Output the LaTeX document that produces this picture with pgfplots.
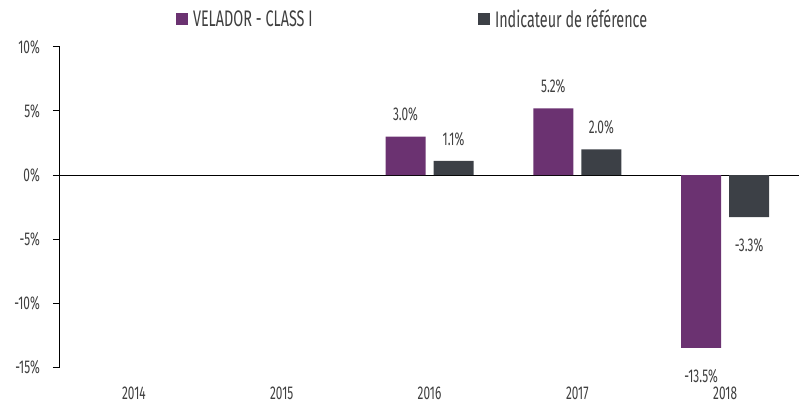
==
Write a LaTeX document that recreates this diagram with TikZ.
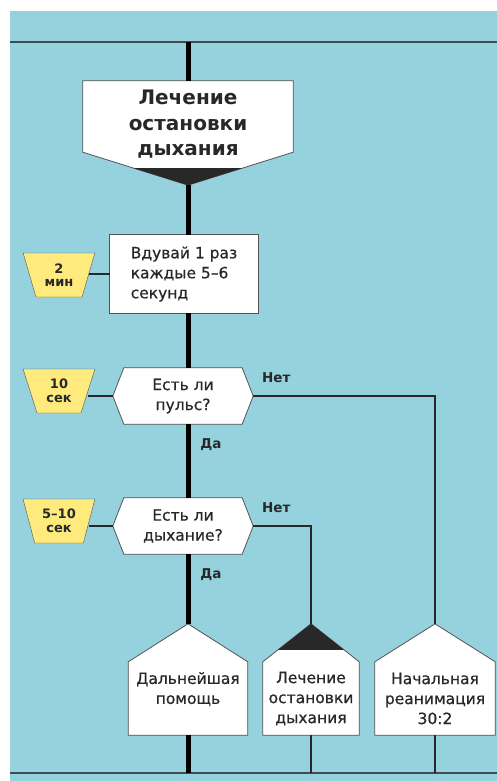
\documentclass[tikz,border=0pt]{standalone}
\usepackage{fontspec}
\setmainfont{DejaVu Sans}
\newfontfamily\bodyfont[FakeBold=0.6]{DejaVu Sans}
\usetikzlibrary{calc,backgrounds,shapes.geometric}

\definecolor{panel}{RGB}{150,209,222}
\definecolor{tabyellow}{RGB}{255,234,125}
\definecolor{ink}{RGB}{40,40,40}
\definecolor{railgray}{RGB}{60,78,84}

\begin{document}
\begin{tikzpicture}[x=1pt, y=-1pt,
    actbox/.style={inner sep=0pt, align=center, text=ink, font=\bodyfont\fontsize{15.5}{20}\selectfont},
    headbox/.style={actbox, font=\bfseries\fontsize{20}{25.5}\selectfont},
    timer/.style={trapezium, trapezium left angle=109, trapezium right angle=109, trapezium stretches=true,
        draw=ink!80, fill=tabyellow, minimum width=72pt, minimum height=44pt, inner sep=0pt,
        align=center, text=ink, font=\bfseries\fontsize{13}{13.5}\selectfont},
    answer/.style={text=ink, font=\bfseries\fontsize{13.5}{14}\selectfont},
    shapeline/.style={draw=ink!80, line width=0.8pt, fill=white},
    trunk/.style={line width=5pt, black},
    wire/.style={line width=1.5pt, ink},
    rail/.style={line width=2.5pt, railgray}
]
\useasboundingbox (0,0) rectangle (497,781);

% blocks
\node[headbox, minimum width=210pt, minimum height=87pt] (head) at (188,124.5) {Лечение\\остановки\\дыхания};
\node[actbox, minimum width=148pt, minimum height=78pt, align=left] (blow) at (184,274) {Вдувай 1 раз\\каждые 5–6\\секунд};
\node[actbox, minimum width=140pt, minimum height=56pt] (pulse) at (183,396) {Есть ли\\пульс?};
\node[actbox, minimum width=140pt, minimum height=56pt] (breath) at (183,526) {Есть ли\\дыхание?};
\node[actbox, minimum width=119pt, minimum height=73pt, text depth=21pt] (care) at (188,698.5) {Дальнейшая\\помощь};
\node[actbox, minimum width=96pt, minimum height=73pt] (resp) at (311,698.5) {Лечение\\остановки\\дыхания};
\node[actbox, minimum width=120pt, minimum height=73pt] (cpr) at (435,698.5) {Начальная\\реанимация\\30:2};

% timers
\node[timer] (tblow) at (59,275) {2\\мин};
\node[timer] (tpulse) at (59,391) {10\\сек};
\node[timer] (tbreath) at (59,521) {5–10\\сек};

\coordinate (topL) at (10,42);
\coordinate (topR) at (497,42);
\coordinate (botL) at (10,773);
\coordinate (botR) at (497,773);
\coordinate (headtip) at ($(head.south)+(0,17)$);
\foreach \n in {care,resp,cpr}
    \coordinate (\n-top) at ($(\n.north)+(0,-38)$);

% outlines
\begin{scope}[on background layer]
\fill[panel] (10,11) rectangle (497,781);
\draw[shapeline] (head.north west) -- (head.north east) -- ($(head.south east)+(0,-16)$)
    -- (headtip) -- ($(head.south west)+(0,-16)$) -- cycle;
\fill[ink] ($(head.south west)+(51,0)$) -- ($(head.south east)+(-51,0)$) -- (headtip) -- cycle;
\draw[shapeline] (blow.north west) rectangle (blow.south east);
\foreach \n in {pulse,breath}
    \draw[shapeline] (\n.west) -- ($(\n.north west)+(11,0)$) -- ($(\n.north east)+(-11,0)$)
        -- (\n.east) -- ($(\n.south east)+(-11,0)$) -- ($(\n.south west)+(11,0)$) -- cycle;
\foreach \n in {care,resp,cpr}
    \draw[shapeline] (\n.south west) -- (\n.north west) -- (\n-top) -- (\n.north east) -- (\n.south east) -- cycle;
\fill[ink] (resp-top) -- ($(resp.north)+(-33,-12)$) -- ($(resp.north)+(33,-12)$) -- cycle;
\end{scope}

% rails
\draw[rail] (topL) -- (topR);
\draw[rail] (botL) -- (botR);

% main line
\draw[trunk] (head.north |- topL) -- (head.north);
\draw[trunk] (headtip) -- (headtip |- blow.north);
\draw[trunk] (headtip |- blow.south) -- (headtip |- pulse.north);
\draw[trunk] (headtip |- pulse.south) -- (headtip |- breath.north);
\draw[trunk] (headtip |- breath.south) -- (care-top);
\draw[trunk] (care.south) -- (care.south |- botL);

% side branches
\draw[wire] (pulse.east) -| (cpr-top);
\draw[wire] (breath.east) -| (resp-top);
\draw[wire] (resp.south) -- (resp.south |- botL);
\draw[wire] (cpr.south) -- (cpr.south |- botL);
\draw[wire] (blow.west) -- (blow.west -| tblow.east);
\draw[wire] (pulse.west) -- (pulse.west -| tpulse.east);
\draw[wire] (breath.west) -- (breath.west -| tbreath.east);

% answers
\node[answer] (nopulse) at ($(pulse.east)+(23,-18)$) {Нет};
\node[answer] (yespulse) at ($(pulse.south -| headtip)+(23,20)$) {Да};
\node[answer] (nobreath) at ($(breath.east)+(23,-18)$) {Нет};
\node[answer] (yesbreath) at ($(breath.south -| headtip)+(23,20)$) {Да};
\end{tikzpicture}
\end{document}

» **WRITTEN EXERCISE**
Start at the line containing "Write a LaTeX" and stop at the line containing "(0,0) rectangle (497,781);"; transcribe those lines exactly, skipping pictures.

» **RESULT OF THIS EXERCISE**
Write a LaTeX document that recreates this diagram with TikZ.
\documentclass[tikz,border=0pt]{standalone}
\usepackage{fontspec}
\setmainfont{DejaVu Sans}
\newfontfamily\bodyfont[FakeBold=0.6]{DejaVu Sans}
\usetikzlibrary{calc,backgrounds,shapes.geometric}

\definecolor{panel}{RGB}{150,209,222}
\definecolor{tabyellow}{RGB}{255,234,125}
\definecolor{ink}{RGB}{40,40,40}
\definecolor{railgray}{RGB}{60,78,84}

\begin{document}
\begin{tikzpicture}[x=1pt, y=-1pt,
    actbox/.style={inner sep=0pt, align=center, text=ink, font=\bodyfont\fontsize{15.5}{20}\selectfont},
    headbox/.style={actbox, font=\bfseries\fontsize{20}{25.5}\selectfont},
    timer/.style={trapezium, trapezium left angle=109, trapezium right angle=109, trapezium stretches=true,
        draw=ink!80, fill=tabyellow, minimum width=72pt, minimum height=44pt, inner sep=0pt,
        align=center, text=ink, font=\bfseries\fontsize{13}{13.5}\selectfont},
    answer/.style={text=ink, font=\bfseries\fontsize{13.5}{14}\selectfont},
    shapeline/.style={draw=ink!80, line width=0.8pt, fill=white},
    trunk/.style={line width=5pt, black},
    wire/.style={line width=1.5pt, ink},
    rail/.style={line width=2.5pt, railgray}
]
\useasboundingbox (0,0) rectangle (497,781);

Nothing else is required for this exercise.